Cafe Nero - 8th July 2006
Back to my regular weekly trips to the cafe now. Taking June off from these sketches certainly seems to have helped, sometimes you need to get away from something for a bit so that you can reassess how you approach it, then come back with fresh eyes. I find I am approaching these sketches a bit differently now, more relaxed, and that always makes for better work. I've reduced the amount of the figure I try to get into a single drawing, just doing head and shoulders now. It gives me a bit more time to rough out the main shapes first, then add the details of the drawing as (and if) I have time to do them.
At first I didn't think today was going to go well, in terms of the number of the drawings. No one seemed to want to sit still today. So I stayed a bit longer than usual and waited until I could get some good subjects. Thankfully I was rewarded by a couple of decent ones towards the end of the trip. People in the cafe are never, or very rarely, stationary, but some people move more than others. I was lucky to get a couple today that, although they moved around a bit and were chatting, their bodies stayed in something like the same positions for long enough to allow me to relate the main shapes.
Previously I would work up these drawings by starting from a distinctive line, say the collar, and let my pencil kind of crawl around the drawing from there. Now I do them much more like a Bargue drawing - establish the highest, lowest, furthest left and furthest right points of the head, then gradually refine the overall shapes before I think about the features. It means I can get the drawings done quicker, but without feeling too rushed.
It may be that something in particular attracts me to drawing someone, their hair, their eyes or the shape of their profile maybe. But I'm finding that by disciplining myself and making sure I ignore those things until I've got the main shapes somewhere near, I'm getting better proportioned drawings, which also seem to be better likenesses. When I finally get to doing portraits, I plan to approach them in the same way.
I was just starting to introduce some of the details, her ear, the line of her glasses, her hair line down to her ear, gradually refining as I went. So far so good. Then she got up and left. Bugger. That happens a lot with these drawings. It's a good idea to pick people who've just sat down, then you know that at least you'll have fifteen minutes or so to decide whether to draw them or not, and to get at least some way through the drawing.

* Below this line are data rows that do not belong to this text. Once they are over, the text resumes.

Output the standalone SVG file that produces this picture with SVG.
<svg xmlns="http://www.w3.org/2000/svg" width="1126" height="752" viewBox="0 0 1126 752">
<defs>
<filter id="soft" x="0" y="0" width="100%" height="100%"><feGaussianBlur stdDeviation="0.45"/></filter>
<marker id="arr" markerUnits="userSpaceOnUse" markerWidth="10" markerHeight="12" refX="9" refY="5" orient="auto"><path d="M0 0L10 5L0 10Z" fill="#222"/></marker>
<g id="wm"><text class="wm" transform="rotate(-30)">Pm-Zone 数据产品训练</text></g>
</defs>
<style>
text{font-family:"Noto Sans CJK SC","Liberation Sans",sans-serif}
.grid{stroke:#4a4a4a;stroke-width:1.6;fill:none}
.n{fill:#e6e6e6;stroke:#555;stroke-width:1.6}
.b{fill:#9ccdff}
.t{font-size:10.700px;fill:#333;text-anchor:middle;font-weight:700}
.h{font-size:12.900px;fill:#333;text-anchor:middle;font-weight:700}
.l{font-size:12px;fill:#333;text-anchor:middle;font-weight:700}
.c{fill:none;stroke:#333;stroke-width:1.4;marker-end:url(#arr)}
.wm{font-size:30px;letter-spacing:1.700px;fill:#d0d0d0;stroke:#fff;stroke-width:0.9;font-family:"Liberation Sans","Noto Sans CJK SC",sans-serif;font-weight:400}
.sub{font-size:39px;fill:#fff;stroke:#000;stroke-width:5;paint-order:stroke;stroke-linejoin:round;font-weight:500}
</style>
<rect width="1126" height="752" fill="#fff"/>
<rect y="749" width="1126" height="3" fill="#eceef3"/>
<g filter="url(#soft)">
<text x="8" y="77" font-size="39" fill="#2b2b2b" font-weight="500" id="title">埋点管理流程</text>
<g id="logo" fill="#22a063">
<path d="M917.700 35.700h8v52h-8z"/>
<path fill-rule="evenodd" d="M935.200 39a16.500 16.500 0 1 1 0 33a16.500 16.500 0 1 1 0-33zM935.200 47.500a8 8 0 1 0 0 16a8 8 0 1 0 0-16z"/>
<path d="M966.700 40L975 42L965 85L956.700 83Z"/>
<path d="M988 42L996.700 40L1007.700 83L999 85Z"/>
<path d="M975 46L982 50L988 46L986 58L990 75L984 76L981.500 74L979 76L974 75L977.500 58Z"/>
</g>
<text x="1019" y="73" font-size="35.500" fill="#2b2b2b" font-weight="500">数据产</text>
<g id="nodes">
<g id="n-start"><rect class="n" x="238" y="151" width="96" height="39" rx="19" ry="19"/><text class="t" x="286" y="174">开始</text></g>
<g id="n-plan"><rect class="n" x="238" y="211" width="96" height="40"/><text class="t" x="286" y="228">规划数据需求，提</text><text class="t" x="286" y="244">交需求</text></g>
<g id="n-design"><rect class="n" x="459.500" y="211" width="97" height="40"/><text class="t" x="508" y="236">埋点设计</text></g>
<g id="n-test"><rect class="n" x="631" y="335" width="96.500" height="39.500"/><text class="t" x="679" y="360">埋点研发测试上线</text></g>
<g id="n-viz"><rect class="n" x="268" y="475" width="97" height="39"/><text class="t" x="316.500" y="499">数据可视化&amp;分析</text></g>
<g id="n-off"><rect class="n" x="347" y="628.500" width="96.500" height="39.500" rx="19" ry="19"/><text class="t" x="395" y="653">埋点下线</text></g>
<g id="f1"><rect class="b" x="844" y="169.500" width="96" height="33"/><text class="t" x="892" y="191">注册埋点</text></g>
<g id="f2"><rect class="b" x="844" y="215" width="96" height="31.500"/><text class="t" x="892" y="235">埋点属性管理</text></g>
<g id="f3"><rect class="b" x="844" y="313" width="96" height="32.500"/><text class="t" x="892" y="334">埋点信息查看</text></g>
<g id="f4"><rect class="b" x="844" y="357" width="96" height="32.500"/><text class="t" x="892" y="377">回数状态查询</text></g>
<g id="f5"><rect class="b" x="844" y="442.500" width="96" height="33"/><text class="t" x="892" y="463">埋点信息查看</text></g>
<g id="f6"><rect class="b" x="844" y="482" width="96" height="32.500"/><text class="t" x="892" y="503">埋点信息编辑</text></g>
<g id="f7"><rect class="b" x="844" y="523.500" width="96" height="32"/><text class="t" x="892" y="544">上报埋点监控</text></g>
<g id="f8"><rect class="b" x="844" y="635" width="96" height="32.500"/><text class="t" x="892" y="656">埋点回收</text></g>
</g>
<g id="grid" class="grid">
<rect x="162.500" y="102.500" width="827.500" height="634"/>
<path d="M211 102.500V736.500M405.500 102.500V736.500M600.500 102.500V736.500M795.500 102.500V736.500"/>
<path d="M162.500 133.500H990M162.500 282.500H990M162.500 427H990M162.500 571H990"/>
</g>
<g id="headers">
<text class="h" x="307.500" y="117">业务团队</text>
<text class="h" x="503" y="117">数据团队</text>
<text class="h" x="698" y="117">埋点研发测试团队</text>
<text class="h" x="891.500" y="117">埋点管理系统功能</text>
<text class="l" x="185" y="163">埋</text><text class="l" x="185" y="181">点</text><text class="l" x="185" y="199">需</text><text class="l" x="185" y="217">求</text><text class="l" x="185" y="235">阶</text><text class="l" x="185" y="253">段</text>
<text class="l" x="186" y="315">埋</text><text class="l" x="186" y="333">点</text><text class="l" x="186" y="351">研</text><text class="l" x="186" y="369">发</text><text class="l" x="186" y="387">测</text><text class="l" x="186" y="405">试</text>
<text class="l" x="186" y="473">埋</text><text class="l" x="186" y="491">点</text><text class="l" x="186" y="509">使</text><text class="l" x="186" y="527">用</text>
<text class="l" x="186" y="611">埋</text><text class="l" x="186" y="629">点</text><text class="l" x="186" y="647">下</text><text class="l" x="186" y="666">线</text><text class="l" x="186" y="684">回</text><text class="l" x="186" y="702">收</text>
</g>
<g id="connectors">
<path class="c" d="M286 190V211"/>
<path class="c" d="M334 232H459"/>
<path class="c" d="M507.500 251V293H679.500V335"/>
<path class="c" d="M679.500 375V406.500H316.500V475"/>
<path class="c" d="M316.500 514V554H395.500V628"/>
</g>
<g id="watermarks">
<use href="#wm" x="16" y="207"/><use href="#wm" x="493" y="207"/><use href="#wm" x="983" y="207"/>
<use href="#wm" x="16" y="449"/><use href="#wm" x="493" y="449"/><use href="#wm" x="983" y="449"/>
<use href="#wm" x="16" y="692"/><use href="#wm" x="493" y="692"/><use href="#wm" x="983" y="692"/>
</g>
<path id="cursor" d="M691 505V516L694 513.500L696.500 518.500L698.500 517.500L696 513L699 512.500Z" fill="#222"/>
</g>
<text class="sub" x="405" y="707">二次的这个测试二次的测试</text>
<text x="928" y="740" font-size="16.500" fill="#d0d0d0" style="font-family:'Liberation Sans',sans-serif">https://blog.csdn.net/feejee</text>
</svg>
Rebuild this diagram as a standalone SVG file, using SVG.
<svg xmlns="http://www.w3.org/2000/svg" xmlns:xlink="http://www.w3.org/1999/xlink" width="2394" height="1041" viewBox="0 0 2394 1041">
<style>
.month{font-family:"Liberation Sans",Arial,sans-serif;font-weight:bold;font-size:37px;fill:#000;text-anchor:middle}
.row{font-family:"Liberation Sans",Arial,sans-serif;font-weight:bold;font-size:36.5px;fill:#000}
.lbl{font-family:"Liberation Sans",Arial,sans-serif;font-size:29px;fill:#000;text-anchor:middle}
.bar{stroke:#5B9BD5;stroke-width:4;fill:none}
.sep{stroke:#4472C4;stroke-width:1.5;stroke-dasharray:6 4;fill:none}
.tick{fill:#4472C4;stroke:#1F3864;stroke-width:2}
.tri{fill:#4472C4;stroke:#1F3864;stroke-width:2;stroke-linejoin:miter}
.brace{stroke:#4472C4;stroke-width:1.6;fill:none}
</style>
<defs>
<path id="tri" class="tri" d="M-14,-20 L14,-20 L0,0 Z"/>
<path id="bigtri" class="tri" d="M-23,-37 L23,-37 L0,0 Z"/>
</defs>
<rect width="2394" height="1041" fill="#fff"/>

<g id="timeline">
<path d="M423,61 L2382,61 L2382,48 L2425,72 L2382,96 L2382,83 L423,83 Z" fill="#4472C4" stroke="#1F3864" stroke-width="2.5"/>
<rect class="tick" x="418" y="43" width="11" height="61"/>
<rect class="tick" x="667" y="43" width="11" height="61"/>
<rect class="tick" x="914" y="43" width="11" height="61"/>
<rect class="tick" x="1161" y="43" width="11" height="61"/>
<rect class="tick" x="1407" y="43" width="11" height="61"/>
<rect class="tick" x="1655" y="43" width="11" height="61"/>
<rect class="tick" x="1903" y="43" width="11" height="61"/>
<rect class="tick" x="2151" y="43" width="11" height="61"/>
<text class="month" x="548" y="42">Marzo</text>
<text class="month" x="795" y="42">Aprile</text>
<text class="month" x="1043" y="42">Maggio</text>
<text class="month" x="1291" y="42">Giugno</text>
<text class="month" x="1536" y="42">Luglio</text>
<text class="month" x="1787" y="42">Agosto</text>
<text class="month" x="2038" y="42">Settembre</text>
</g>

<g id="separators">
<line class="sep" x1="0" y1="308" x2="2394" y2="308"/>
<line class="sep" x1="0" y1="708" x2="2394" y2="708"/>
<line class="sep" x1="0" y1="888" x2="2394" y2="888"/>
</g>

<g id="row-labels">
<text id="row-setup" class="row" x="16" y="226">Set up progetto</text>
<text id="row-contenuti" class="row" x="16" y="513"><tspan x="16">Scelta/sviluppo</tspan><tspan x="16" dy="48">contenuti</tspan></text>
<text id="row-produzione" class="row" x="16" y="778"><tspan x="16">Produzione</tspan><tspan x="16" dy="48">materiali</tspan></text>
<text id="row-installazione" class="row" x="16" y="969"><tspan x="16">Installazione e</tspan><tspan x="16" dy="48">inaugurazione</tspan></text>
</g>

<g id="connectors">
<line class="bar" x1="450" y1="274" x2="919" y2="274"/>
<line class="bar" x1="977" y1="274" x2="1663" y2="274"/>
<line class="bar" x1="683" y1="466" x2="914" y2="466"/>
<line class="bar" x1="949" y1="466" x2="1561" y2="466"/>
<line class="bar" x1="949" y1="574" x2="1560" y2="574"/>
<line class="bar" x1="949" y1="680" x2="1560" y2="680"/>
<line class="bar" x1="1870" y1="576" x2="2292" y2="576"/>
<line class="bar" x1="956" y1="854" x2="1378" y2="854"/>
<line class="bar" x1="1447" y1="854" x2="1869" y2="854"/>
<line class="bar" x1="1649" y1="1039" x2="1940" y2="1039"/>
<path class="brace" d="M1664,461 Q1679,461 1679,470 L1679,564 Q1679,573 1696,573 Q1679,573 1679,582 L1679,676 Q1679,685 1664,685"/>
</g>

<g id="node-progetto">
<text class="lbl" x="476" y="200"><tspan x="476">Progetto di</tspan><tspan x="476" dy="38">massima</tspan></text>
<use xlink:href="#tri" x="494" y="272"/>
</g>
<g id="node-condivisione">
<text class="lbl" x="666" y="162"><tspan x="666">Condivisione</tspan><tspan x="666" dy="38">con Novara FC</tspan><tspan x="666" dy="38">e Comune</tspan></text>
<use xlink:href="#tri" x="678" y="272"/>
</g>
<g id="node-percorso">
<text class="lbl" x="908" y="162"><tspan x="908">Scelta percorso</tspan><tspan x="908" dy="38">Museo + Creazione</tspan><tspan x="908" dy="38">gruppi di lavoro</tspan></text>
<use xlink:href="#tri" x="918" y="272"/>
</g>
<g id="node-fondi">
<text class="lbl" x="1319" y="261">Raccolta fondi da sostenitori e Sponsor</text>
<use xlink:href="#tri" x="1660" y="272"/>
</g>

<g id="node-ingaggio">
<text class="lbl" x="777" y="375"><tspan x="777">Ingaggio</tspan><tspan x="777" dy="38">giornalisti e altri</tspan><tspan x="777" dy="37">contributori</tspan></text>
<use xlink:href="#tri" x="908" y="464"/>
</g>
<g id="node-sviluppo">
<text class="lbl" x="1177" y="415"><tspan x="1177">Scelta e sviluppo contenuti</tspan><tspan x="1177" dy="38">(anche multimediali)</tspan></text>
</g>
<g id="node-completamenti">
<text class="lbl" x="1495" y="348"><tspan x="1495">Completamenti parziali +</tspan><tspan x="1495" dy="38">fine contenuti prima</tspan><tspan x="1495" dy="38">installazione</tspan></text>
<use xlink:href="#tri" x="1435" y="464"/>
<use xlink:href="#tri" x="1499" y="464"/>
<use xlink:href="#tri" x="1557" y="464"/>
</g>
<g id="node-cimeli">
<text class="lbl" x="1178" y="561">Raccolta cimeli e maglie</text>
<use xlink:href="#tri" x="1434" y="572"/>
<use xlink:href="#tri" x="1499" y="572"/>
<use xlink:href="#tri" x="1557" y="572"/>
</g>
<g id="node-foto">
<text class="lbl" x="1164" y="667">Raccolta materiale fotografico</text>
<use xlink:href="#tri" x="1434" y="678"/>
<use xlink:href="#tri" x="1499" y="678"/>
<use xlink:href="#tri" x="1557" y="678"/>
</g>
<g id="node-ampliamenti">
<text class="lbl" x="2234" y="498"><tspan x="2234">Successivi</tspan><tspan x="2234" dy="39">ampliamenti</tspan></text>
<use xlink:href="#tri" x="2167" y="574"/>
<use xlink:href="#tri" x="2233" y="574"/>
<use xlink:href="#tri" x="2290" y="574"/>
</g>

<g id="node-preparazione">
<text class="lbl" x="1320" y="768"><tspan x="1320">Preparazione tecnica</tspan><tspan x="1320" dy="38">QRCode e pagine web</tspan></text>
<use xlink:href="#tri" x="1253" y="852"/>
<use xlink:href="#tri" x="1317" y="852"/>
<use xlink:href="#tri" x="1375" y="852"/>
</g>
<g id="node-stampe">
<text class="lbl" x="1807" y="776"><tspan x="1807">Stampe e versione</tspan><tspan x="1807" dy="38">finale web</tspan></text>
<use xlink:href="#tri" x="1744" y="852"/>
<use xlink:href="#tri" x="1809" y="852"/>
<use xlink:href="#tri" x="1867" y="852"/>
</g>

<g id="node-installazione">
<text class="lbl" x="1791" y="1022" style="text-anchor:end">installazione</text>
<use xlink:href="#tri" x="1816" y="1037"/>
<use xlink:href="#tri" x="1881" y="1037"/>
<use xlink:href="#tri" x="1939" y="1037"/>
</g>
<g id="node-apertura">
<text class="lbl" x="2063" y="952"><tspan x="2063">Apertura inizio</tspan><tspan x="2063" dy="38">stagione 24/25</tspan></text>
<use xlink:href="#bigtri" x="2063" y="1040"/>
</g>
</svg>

Since I already had the main shapes, I finished the drawing from memory. Of course it looks less like her because of that, but not too far off, and overall it works better than some of the previous ones, purely and simply because I made sure I had the proportions right first.
I went on with the drawing anyway. One thing I noticed today is that you can often still get things in pretty much the right vertical relationship to each other, like say the ear to the collar, even when the person is jigging about like a jack in the box. Horizontal measurements are less easy, and require a view of the head from pretty much the same angle as you started it from. So it's this guy's own fault that I made him look even more bull-necked than he really was. Sorry my friend, but that's the price you pay for not sitting still. Not to worry, on to the next one.
As with the previous two, this one was done by laying in the main shapes first, then adding gradually finer detail until eventually I actually managed to get his features. I even had time to make some corrections to this profile. The frustration that was starting to rise in me after trying to draw bull-neck man dissipated, and I started to enjoy myself. I must have got a good ten of fifteen minutes with this guy, an unusually long pose. Thank you, I'll look out for you again, and I promise I won't tell your wife.
It was her profile that attracted me to her, very sharp, with a beautifully distinctive hooked nose. She probably hates it but I loved it. This one was started as before, with the four extreme points placed first, followed by the shape of her hair. She was moving about a fair bit, and I had to crane over the people in front of me a few times to be able to see her, (people must think I'm very odd sometimes,) but thankfully the drawing came out ok. The likeness isn't great, but overall the shapes and proportions are something like. I could have done a more convincing job if I could have seen the details of her eyes a little more clearly, but not to worry, that's cafe sketching for you.
Usually I like to end these write ups of cafe sketching trips with a tidy conclusion. All I've got to say today is that it's good to be back.